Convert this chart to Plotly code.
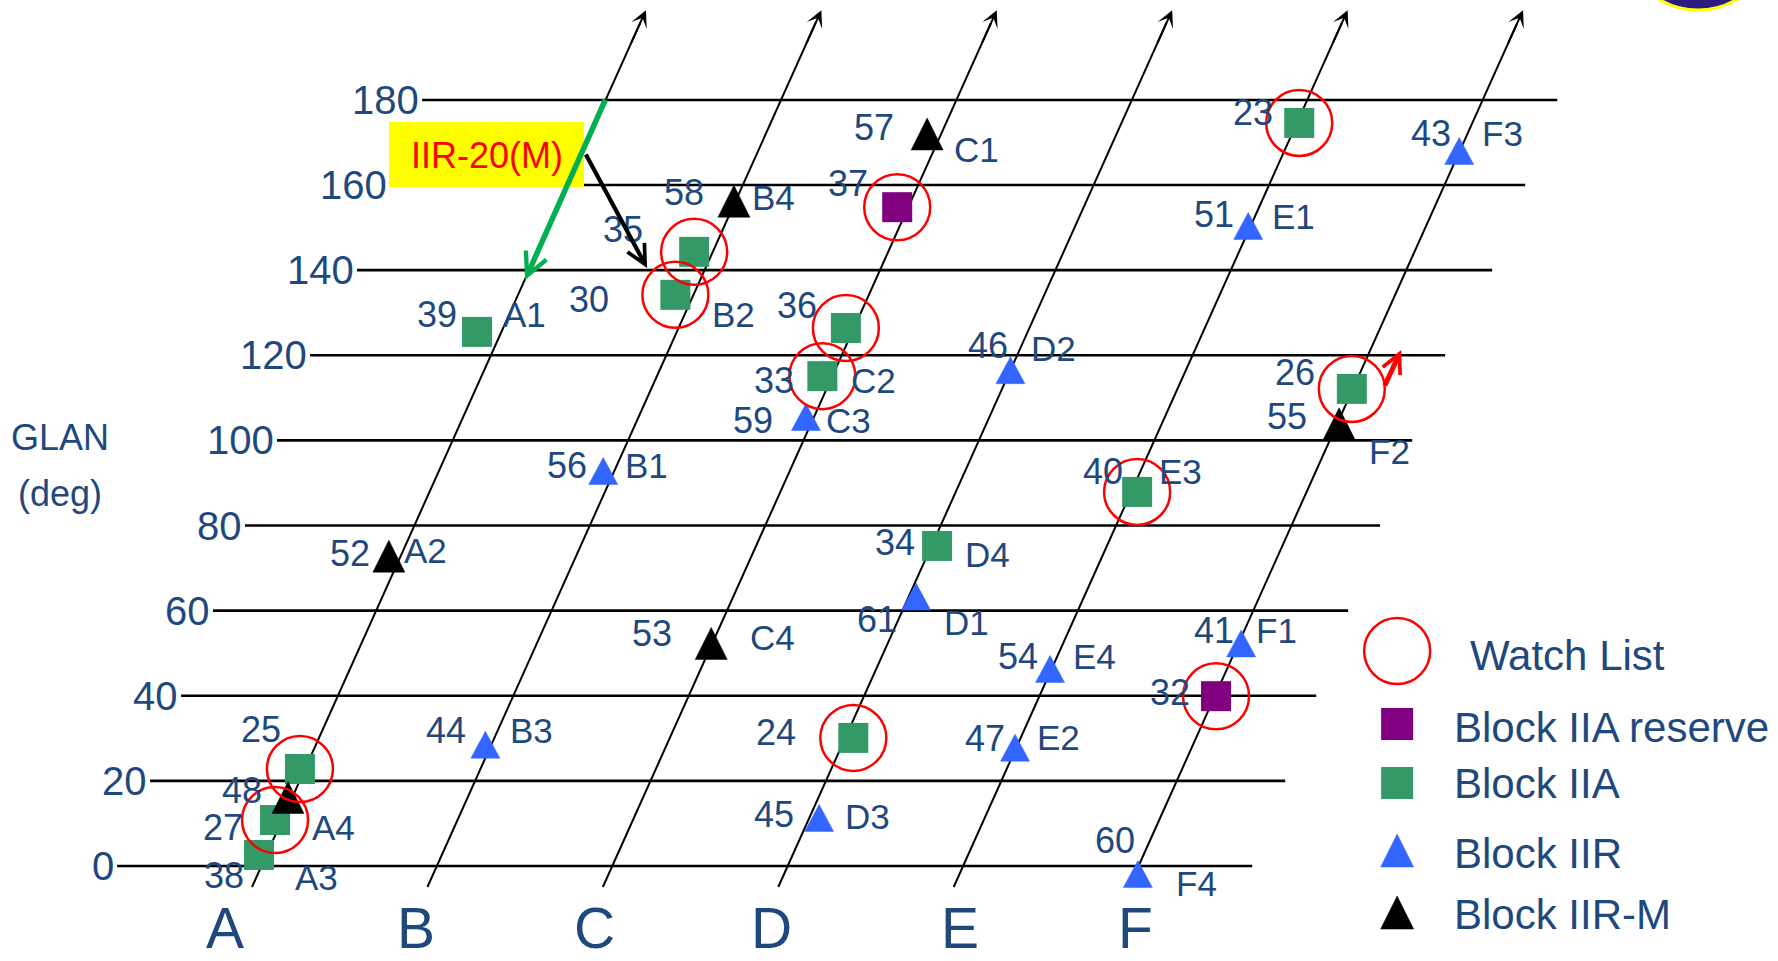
import plotly.graph_objects as go

# ---------------- data ----------------
planes = ["A", "B", "C", "D", "E", "F"]
glan_ticks = [0, 20, 40, 60, 80, 100, 120, 140, 160, 180]

prn = [39, 52, 25, 48, 27, 38,
       56, 44, 30, 35, 58,
       57, 37, 36, 33, 59, 53,
       46, 34, 61, 24, 45,
       51, 40, 54, 47, 23,
       43, 26, 55, 41, 32, 60]
block = ["IIA", "IIR-M", "IIA", "IIR-M", "IIA", "IIA",
         "IIR", "IIR", "IIA", "IIA", "IIR-M",
         "IIR-M", "IIA reserve", "IIA", "IIA", "IIR", "IIR-M",
         "IIR", "IIA", "IIR", "IIA", "IIR",
         "IIR", "IIA", "IIR", "IIR", "IIA",
         "IIR", "IIA", "IIR-M", "IIR", "IIA reserve", "IIR"]
plane_idx = [0] * 6 + [1] * 5 + [2] * 6 + [3] * 5 + [4] * 5 + [5] * 6
glan = [125.5, 72.8, 22.8, 16.1, 10.8, 2.6,
        92.8, 28.5, 134.2, 144.3, 156.2,
        172.0, 154.8, 126.4, 115.1, 105.5, 52.3,
        116.5, 75.2, 63.3, 30.1, 11.3,
        150.4, 87.9, 46.3, 27.8, 174.6,
        168.0, 112.1, 103.9, 52.3, 39.9, -1.9]
# horizontal offset from the plane line (plane units)
phase_offset = [-0.139, -0.067, -0.029, -0.024, -0.040, -0.042,
                -0.063, -0.034, -0.103, -0.106, -0.009,
                -0.080, -0.063, -0.046, -0.057, -0.046, -0.006,
                0.000, 0.032, 0.042, 0.046, 0.056,
                -0.014, 0.034, -0.009, -0.007, 0.013,
                -0.003, -0.006, 0.011, 0.015, 0.007, 0.017]
watch_list = [23, 25, 27, 24, 30, 35, 37, 36, 33, 26, 40, 32]
slot_names = ["A1", "A2", "A3", "A4", "B1", "B2", "B3", "B4",
              "C1", "C2", "C3", "C4", "D1", "D2", "D3", "D4",
              "E1", "E2", "E3", "E4", "F1", "F2", "F3", "F4"]
slot_prn = [39, 52, 38, 27, 56, 30, 44, 58,
            57, 33, 59, 53, 61, 46, 45, 34,
            51, 47, 40, 54, 41, 55, 43, 60]

# ---------------- layout / style ----------------
TXT = "#1F497D"
FONT = "Liberation Sans, Arial, sans-serif"
GREEN = "#339966"
PURPLE = "#800080"
BLUE = "#3366FF"
SKEW = 0.0109            # plane-line slant (plane units per degree)
PX_X = 175.4             # pixels per plane unit
PX_Y = 4.256             # pixels per degree
X_RANGE = [-1.4903, 8.6454]
Y_RANGE = [-22.32, 203.48]
G_BOT, G_TOP = -4.93, 201.1

# label offsets (pixels, screen: +x right, +y down)
prn_off = {39: (-40, -17), 52: (-39, -3), 25: (-39, -39), 48: (-46, -7), 27: (-52, 7), 38: (-35, 21),
           56: (-36, -6), 44: (-39, -14), 30: (-86, 5), 35: (-71, -22), 58: (-50, -9),
           57: (-53, -6), 37: (-49, -24), 36: (-49, -23), 33: (-48, 4), 59: (-53, 3), 53: (-59, -10),
           46: (-22, -25), 34: (-42, -3), 61: (-39, 23), 24: (-77, -5), 45: (-45, -3),
           51: (-34, -11), 40: (-34, -20), 54: (-32, -12), 47: (-30, -9), 23: (-46, -10),
           43: (-28, -18), 26: (-57, -16), 55: (-52, -7), 41: (-27, -13), 32: (-46, -4), 60: (-23, -34)}
slot_off = [(47, -17), (37, -6), (57, 23), (58, 7), (43, -6), (58, 20), (46, -14), (40, -4),
            (49, 16), (51, 4), (43, 3), (61, -6), (50, 26), (43, -22), (48, -1), (50, 9),
            (45, -9), (43, -10), (43, -20), (44, -12), (35, -13), (50, 28), (43, -18), (59, 9)]
hline_left = [-0.823, -0.635, -0.458, -0.276, -0.094, 0.089, 0.277, 0.545, 0.733, 0.916]
HLINE_LEN = 6.471
plane_label_x = [-0.21, 0.88, 1.90, 2.91, 3.98, 4.98]

sat_x = [p + o + SKEW * g for p, o, g in zip(plane_idx, phase_offset, glan)]
pos = {n: (x, g) for n, x, g in zip(prn, sat_x, glan)}

fig = go.Figure()

# horizontal GLAN lines
hx, hy = [], []
for g, x0 in zip(glan_ticks, hline_left):
    hx += [x0, x0 + HLINE_LEN, None]
    hy += [g, g, None]
fig.add_trace(go.Scatter(x=hx, y=hy, mode="lines", line=dict(color="black", width=2.6),
                         hoverinfo="skip"))

# slanted plane lines
sx, sy = [], []
for k in range(len(planes)):
    sx += [k + SKEW * G_BOT, k + SKEW * (G_TOP - 3), None]
    sy += [G_BOT, G_TOP - 3, None]
fig.add_trace(go.Scatter(x=sx, y=sy, mode="lines", line=dict(color="black", width=2),
                         hoverinfo="skip"))


def add_squares(kind, color):
    xs = [x for x, b in zip(sat_x, block) if b == kind]
    ys = [g for g, b in zip(glan, block) if b == kind]
    t = [n for n, b in zip(prn, block) if b == kind]
    fig.add_trace(go.Scatter(x=xs, y=ys, mode="markers", text=t, name="Block " + kind,
                             marker=dict(symbol="square", size=30, color=color, line=dict(width=0))))


def tri_path(xc, yc, w_px, h_px):
    hw = w_px / 2 / PX_X
    hh = h_px / 2 / PX_Y
    return [xc - hw, xc + hw, xc, xc - hw, None], [yc - hh, yc - hh, yc + hh, yc - hh, None]


def add_triangles(kind, color, w_px, h_px):
    px_, py_ = [], []
    for x, g, b in zip(sat_x, glan, block):
        if b == kind:
            a, c = tri_path(x, g, w_px, h_px)
            px_ += a
            py_ += c
    fig.add_trace(go.Scatter(x=px_, y=py_, mode="lines", fill="toself", fillcolor=color,
                             line=dict(color=color, width=0.5), name="Block " + kind,
                             hoverinfo="name"))


add_squares("IIA", GREEN)
add_squares("IIA reserve", PURPLE)
add_triangles("IIR", BLUE, 29, 27)
add_triangles("IIR-M", "black", 32, 32)

# watch-list circles
fig.add_trace(go.Scatter(x=[pos[n][0] for n in watch_list], y=[pos[n][1] for n in watch_list],
                         mode="markers", name="Watch List", text=watch_list,
                         marker=dict(symbol="circle-open", size=66, color="#FF0000",
                                     line=dict(width=2.5, color="#FF0000"))))

# ---- manual legend ----
LX = 6.4743
fig.add_trace(go.Scatter(x=[LX], y=[50.52], mode="markers", hoverinfo="skip",
                         marker=dict(symbol="circle-open", size=66, color="#FF0000",
                                     line=dict(width=2.5, color="#FF0000"))))
fig.add_trace(go.Scatter(x=[LX, LX], y=[33.36, 19.50], mode="markers", hoverinfo="skip",
                         marker=dict(symbol="square", size=32, color=[PURPLE, GREEN], line=dict(width=0))))
for yc, col in [(3.64, BLUE), (-10.93, "black")]:
    a, c = tri_path(LX, yc, 33, 33)
    fig.add_trace(go.Scatter(x=a, y=c, mode="lines", fill="toself", fillcolor=col,
                             line=dict(color=col, width=0.5), hoverinfo="skip"))

ann = []
legend_txt = [("Watch List", 6.878, 49.58), ("Block IIA reserve", 6.787, 32.66),
              ("Block IIA", 6.787, 19.50), ("Block IIR", 6.787, 3.05), ("Block IIR-M", 6.787, -11.51)]
for t, x, y in legend_txt:
    ann.append(dict(x=x, y=y, text=t, showarrow=False, xanchor="left", yanchor="middle",
                    font=dict(size=42, color=TXT, family=FONT)))

# satellite labels
for n in prn:
    dx, dy = prn_off[n]
    ann.append(dict(x=pos[n][0], y=pos[n][1], text=str(n), showarrow=False, xshift=dx, yshift=-dy,
                    xanchor="center", yanchor="middle", font=dict(size=36, color=TXT, family=FONT)))
for s, n, (dx, dy) in zip(slot_names, slot_prn, slot_off):
    ann.append(dict(x=pos[n][0], y=pos[n][1], text=s, showarrow=False, xshift=dx, yshift=-dy,
                    xanchor="center", yanchor="middle", font=dict(size=35, color=TXT, family=FONT)))

# GLAN tick labels
for g, x0 in zip(glan_ticks, hline_left):
    ann.append(dict(x=x0, y=g, text=str(g), showarrow=False, xanchor="right", yanchor="middle",
                    xshift=-1, font=dict(size=40, color=TXT, family=FONT)))

# plane labels
for name, x in zip(planes, plane_label_x):
    ann.append(dict(x=x, y=-14.6, text=name, showarrow=False, xanchor="center", yanchor="middle",
                    borderpad=0, font=dict(size=57, color=TXT, family=FONT)))

# axis title
ann.append(dict(x=-1.148, y=100.6, text="GLAN", showarrow=False, font=dict(size=36, color=TXT, family=FONT)))
ann.append(dict(x=-1.148, y=87.6, text="(deg)", showarrow=False, font=dict(size=36, color=TXT, family=FONT)))

# arrowheads at top of plane lines
for k in range(len(planes)):
    ann.append(dict(x=k + SKEW * G_TOP, y=G_TOP, ax=k + SKEW * (G_TOP - 8), ay=G_TOP - 8,
                    axref="x", ayref="y", xref="x", yref="y", text="", showarrow=True,
                    arrowhead=3, arrowsize=1.4, arrowwidth=2, arrowcolor="black", standoff=0))

# IIR-20(M) callout
ann.append(dict(x=1.2862, y=167.06, text="IIR-20(M)", showarrow=False,
                font=dict(size=36, color="#FF0000", family=FONT)))
ann.append(dict(x=1.5029, y=137.69, ax=1.9646, ay=180.45, axref="x", ayref="y", text="",
                showarrow=True, arrowhead=5, arrowsize=0.8, arrowwidth=5.5, arrowcolor="#00B050", standoff=0))
ann.append(dict(x=2.1984, y=140.51, ax=1.8449, ay=167.53, axref="x", ayref="y", text="",
                showarrow=True, arrowhead=5, arrowsize=0.9, arrowwidth=4.2, arrowcolor="black", standoff=0))
ann.append(dict(x=6.4971, y=121.24, ax=6.4002, ay=112.55, axref="x", ayref="y", text="",
                showarrow=True, arrowhead=5, arrowsize=0.75, arrowwidth=5, arrowcolor="#FF0000", standoff=0))

shapes = [
    dict(type="rect", xref="x", yref="y", x0=0.7275, x1=1.8392, y0=159.54, y1=174.81,
         fillcolor="#FFFF00", line=dict(width=0), layer="above"),
    dict(type="circle", xref="paper", yref="paper", x0=0.915, x1=0.995, y0=0.9896, y1=1.13,
         fillcolor="#2B1B7E", line=dict(color="#FFFF00", width=3), layer="above"),
]

fig.update_layout(
    width=1778, height=961,
    margin=dict(l=0, r=0, t=0, b=0),
    paper_bgcolor="white", plot_bgcolor="white",
    showlegend=False,
    xaxis=dict(range=X_RANGE, visible=False, fixedrange=True),
    yaxis=dict(range=Y_RANGE, visible=False, fixedrange=True),
    annotations=ann, shapes=shapes,
    font=dict(family=FONT, color=TXT),
)

fig.write_html("out.html", config={"displayModeBar": False},
               post_script="document.body.style.margin='0';")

---

■ **Stated goal**
Your task is to restate word for word the lines from the top of the data to the line containing "140, 160, 180]", both ends included, with every picture left out.

■ **Task result**
Convert this chart to Plotly code.
import plotly.graph_objects as go

# ---------------- data ----------------
planes = ["A", "B", "C", "D", "E", "F"]
glan_ticks = [0, 20, 40, 60, 80, 100, 120, 140, 160, 180]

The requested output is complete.